Mais au-delà de ce bras de fer juridique, les syndicats mettent tous en avant le véritable problème de sécurité mis au jour lors de l’accident de mercredi, problème par ailleurs dénoncé de longue date. Les autres syndicats réclament le retour d’un contrôleur dans les quelque 5600 TER qui circulent quotidiennement en France avec juste un conducteur.

« C’est la deuxième fois que ce type d’accident avec ce type de train se produit.

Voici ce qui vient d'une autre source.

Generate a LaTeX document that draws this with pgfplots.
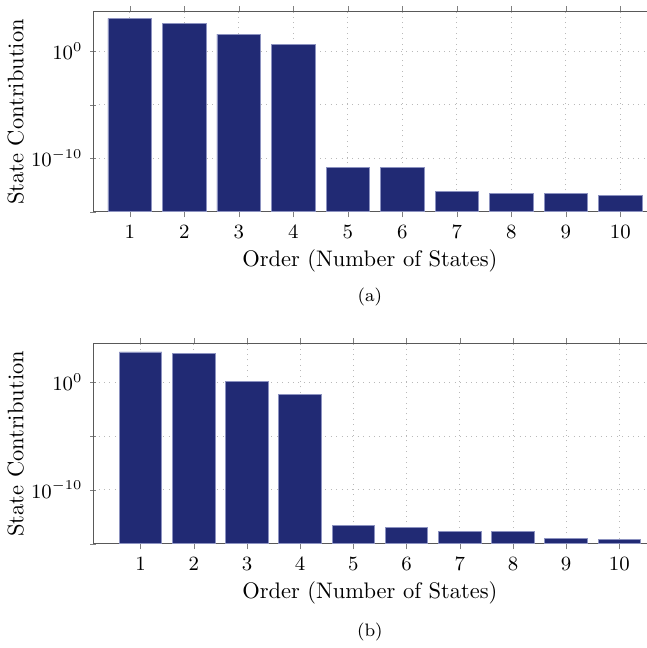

La fois précédente, c’était à Serqueux (Seine-Maritime) en 2015, dénonce Olivier Boissou, le secrétaire général de la FGAAC. « Nous demandons juste que des contrôleurs circulent dans ces trains le temps que des études soient réalisées. Pas besoin d’embauches supplémentaires. Les effectifs de contrôleurs, la SNCF les a ». Rencontré samedi en gare de Bercy, l’ancien patron de la CGT-Cheminots Didier Le Reste dénonce « une déshumanisation croissante des trains et des gares ».

Une situation très tendue en interne

Ce conflit intervient alors que le climat dans l’entreprise publique est déjà très tendu. Engagée ces dernières années dans une transformation de fond, la SNCF a devant elle un défi de taille : l’ouverture à la concurrence prévue fin 2020, et qui s’est soldée en 2018 par une réforme du statut des cheminots, que ces derniers n’ont pu faire capoter en dépit de trois mois de grève.

Ajoutez à cela la réforme des retraites, qui arrive, et pour laquelle les syndicats ont appelé à une journée de grève interprofessionnelle le 5 décembre prochain, et le climat est véritablement explosif.

Des échanges officieux entre direction et syndicats

Si, samedi soir, la situation apparaissait bloquée, aucune réunion direction-syndicats n’étant officiellement prévue, il y avait néanmoins, selon nos informations, des échanges officieux, laissant espérer un début de solution.

Dimanche, la SNCF prévoit un Ouigo sur trois. L’ensemble des prévisions pour cette journée ne devrait être dévoilé qu’en tout début de matinée.